While the basic theory for systems with constant delay is well settled, systems in which the delay depends on the state still offer many challenging open problems. One challenging project is the study of so-called homoclinic connections (orbits converging to an equilibrium forward and backward in time) and their relations to periodic orbits. At the moment there is no rigorous theory extending the classical theory for ordinary differential equations to DDEs with state-dependent delay. The source of the problem is that the time-t map for DDEs with state-dependent delay is only differentiable once (at least this only this could be proved until now).

Another open problem is the persistence and regularity (smoothness of degree larger than one) of invariant manifolds. Solving this problem would permit the full generalization of center manifold theory for ordinary differential equations, and thus, all of the classical local bifurcation theory could be applied to DDEs with state-dependent delays.

Tracking bifurcations in experiments

Dr Jan Sieber

The introduction of a stabilising feedback control loop into a physical experiment with nonlinearities enables "equation solving" directly on the experiment.
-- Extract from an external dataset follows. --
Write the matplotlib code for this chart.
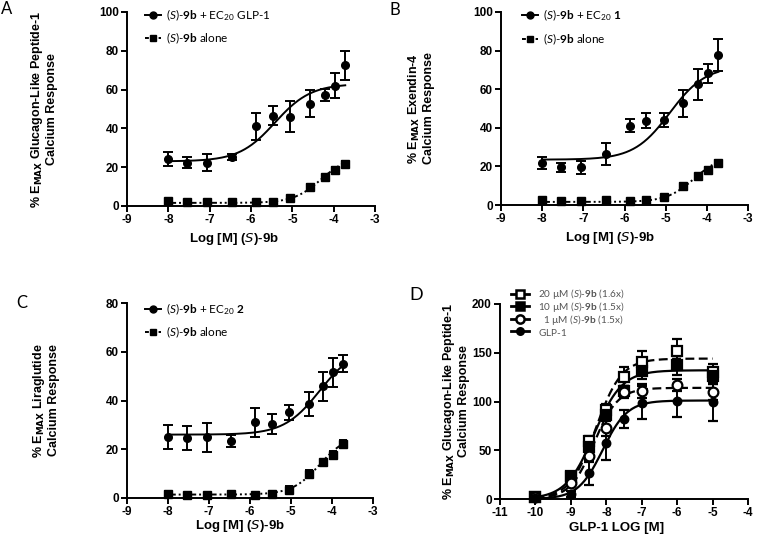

A feedback loop takes an output y(t) of the experiment, subtracts it from a reference signal r(t), and feeds back this difference y(t)-r(t) back into the experiment (processed and amplified by so-called control gains).

The approach taken here is to adjust r(t) iteratively (ideally in a Newton iteration) to make y(t)-r(t) identically zero. In this way, one uses the feedback loop to observe trajectories of the uncontrolled system. The advantage of this at first sight cumbersome approach is that the dynamical stability of the uncontrolled trajectory does not matter.

The long-term goal is to develop a set of tools equivalent to AUTO for experiments. A major obstacle in practical experiments is that, comparted to numerical calculations, the disturbance are much larger. Thus, many of the classical algorithms for finding and tracking bifurcations (say, saddle-node or Hopf bifurcation) have to be re-developed.

Collaborators in Bristol and Plymouth have set up flexible mechanical and electrical experiments where new ideas for algorithms can be tested.